DUBAI, UAE, Oct 12, (Agencies): A new book is set to shine a spotlight on pioneering Arab feminists who have made significant contributions to various fields from the 19th century to the present day. Aimed at children, the book received support from the German foundation Friedrich-Ebert-Stiftung, operating across the MENA region. It features concise yet informative profiles of 12 women who dedicated their lives to politics, literature, law, and education.

The Arabic-language version was released in a free digital format during the summer, with physical copies recently hitting the shelves. An English-language version titled “Brave and Bold” is also in the works.

Samantha Elia, the project manager based in Beirut, emphasizes the importance of recognizing the regional roots of feminism, challenging the misconception that it’s a foreign concept imposed on the region. She highlights that many of the changes in the Arab world, such as girls’ right to education or women’s voting and work rights, were championed by Arab feminists themselves.

Feminism, often a topic of complex debate, is approached in the book with a back-to-basics perspective suitable for children. Elia clarifies that feminism is primarily about justice, equal rights, and opportunities for all genders. It aims to eliminate one gender’s control over another, fostering equality for all.

The 12 women featured in “Brave and Bold” all share a common trait of struggling for basic rights in deeply patriarchal societies, whether in Syria, Lebanon, Sudan, Egypt, or other regions.

One of these inspiring figures is Raufa Hassan Al-Sharki, a Yemeni educator and radio broadcaster. Born in 1958, she became Yemen’s first female journalist and started her activism while still a student.

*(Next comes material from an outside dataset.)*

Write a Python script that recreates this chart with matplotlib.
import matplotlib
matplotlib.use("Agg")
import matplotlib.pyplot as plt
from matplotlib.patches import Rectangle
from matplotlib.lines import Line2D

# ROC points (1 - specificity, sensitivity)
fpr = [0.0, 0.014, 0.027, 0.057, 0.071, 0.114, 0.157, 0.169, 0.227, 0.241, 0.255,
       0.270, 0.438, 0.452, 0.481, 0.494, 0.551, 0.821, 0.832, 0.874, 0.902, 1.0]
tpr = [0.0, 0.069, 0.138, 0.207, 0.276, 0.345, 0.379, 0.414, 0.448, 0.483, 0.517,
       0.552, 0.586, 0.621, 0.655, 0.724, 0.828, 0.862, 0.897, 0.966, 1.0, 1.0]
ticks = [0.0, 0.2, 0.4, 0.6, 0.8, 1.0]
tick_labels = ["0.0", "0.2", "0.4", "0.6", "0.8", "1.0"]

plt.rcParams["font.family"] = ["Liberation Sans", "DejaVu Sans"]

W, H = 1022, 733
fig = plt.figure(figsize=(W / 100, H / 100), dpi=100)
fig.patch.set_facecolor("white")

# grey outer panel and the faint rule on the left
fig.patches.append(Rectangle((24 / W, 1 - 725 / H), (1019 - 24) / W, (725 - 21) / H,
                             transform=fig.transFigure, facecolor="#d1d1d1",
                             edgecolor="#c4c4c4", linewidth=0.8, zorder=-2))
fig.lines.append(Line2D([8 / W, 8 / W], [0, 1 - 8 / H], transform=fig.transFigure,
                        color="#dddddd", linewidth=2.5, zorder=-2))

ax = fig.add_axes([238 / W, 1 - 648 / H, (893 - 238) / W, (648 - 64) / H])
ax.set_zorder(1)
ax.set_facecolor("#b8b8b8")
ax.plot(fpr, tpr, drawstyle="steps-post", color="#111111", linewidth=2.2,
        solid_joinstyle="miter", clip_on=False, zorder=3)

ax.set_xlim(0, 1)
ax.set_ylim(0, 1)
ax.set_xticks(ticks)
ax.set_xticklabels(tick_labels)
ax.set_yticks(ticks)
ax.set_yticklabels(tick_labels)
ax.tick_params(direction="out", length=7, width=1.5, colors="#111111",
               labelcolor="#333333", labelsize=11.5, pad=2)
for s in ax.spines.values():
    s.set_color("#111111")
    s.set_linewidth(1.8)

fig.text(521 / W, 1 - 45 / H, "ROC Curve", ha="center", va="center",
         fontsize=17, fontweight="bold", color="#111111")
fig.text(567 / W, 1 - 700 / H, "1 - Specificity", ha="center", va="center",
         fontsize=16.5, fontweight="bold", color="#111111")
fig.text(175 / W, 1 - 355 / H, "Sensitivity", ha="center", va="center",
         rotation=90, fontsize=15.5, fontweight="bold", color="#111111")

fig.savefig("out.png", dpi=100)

Together with friends, she petitioned the prime minister to provide the same educational resources for girls that boys received, leading to a change in the school system.

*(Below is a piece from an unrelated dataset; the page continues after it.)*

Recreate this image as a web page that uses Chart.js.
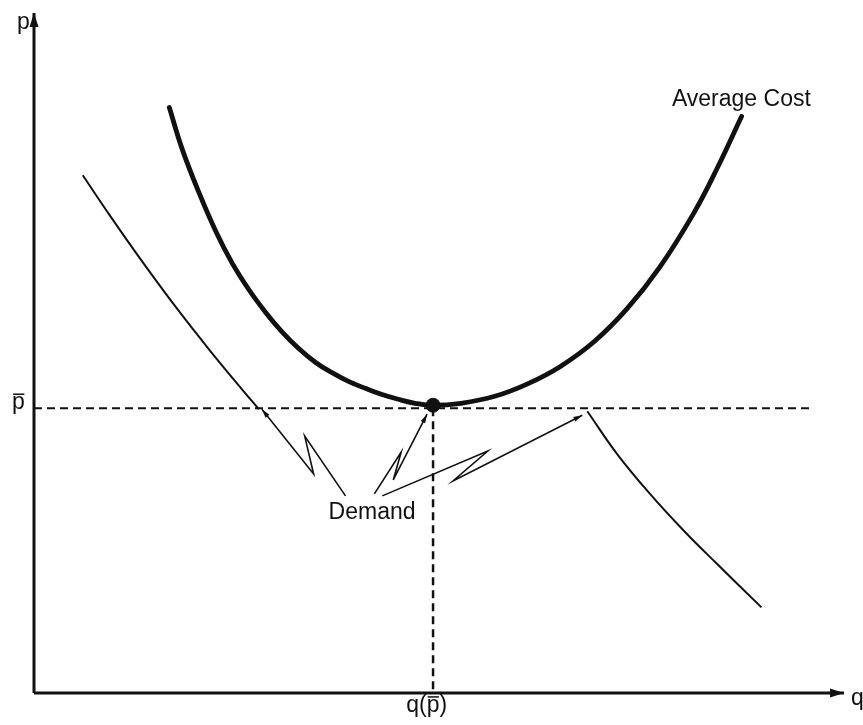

Another notable figure is Linda Matar, a Lebanese women’s rights activist who worked at a silk factory while attending school at night, advocating for women’s voting rights. The law granting them voting rights in Lebanon was passed in 1952.

Dr. Naziha Al-Dulaimi, born in 1923, became Iraq’s first female minister. She passionately advocated for women’s right to initiate divorce proceedings and to protect children from forced marriages.

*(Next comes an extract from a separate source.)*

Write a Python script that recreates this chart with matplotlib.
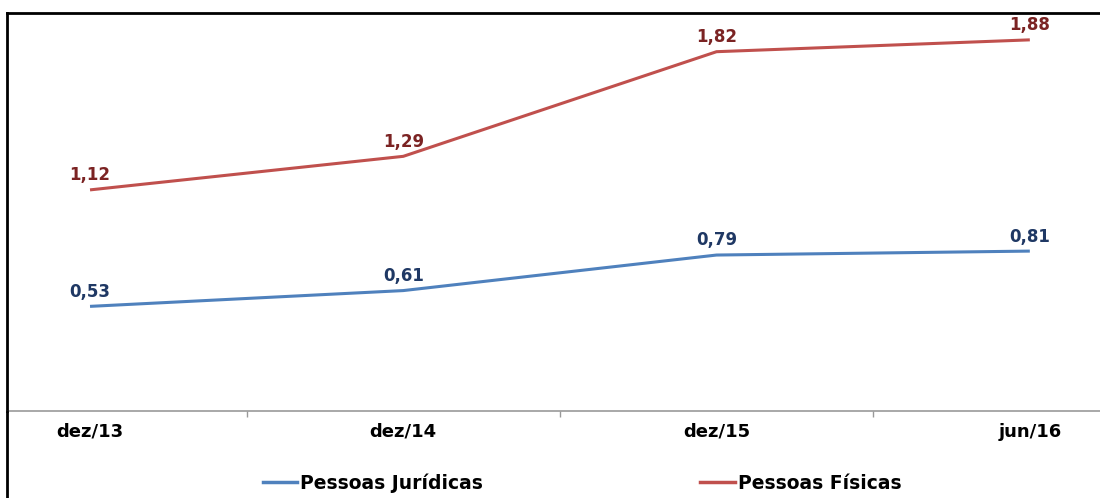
import matplotlib.pyplot as plt
from matplotlib.lines import Line2D

plt.rcParams['font.family'] = ['DejaVu Sans']

categories = ["dez/13", "dez/14", "dez/15", "jun/16"]
juridicas = [0.53, 0.61, 0.79, 0.81]
fisicas = [1.12, 1.29, 1.82, 1.88]

blue = "#4f81bd"
red = "#c0504d"

fig = plt.figure(figsize=(11, 4.98), dpi=100)
ax = fig.add_axes([7 / 1100, (498 - 411) / 498, 1 - 7 / 1100, (411 - 13) / 498])

x = list(range(len(categories)))
ax.plot(x, juridicas, color=blue, lw=2.2, solid_capstyle="butt")
ax.plot(x, fisicas, color=red, lw=2.2, solid_capstyle="butt")

for xi, v in zip(x, juridicas):
    ax.annotate(f"{v:.2f}".replace(".", ","), (xi, v), xytext=(0, 4), textcoords="offset points",
                ha="center", va="bottom", fontsize=12, fontweight="bold", color="#1f3864")
for xi, v in zip(x, fisicas):
    ax.annotate(f"{v:.2f}".replace(".", ","), (xi, v), xytext=(0, 4), textcoords="offset points",
                ha="center", va="bottom", fontsize=12, fontweight="bold", color="#7b2323")

ax.set_xlim(-0.265, 3.224)
ax.set_ylim(0, 2.016)

ax.set_yticks([])
ax.set_xticks([0.5, 1.5, 2.5])
ax.set_xticklabels([])
ax.tick_params(axis="x", length=4, color="#999999", width=1)
for xi, c in zip(x, categories):
    ax.text(xi, -0.06, c, ha="center", va="top", fontsize=13, fontweight="bold",
            transform=ax.transData)

ax.spines["right"].set_visible(False)
ax.spines["bottom"].set_color("#999999")
ax.spines["bottom"].set_linewidth(1.2)
ax.spines["left"].set_color("black")
ax.spines["left"].set_linewidth(2)
ax.spines["top"].set_color("black")
ax.spines["top"].set_linewidth(2)

# left frame continues below the axis
fig.add_artist(Line2D([7 / 1100, 7 / 1100], [0, (498 - 411) / 498], color="black", lw=2,
                      transform=fig.transFigure))

handles = [Line2D([], [], color=blue, lw=2.5), Line2D([], [], color=red, lw=2.5)]
fig.legend(handles, ["Pessoas Jurídicas", "Pessoas Físicas"], loc="center",
           bbox_to_anchor=(582 / 1100, (498 - 483) / 498), ncol=2, frameon=False,
           prop={"size": 13.5, "weight": "bold"}, handlelength=1.85, handletextpad=0.15,
           columnspacing=11.6, borderaxespad=0, borderpad=0)

fig.savefig("out.png", dpi=100)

The book’s vibrant illustrations were created by Amman-based artist Aya Mobaydeen, using a wealth of colors and details to make the featured women appealing to children. The illustrations include flowers and objects defining their careers, from pens to voting boxes and scales.

The book, an ode to these feminist pioneers, serves as a testament to the educational and societal changes they helped bring about. It stands as a tribute to the achievements of these remarkable women, whose stories are a source of inspiration for future generations.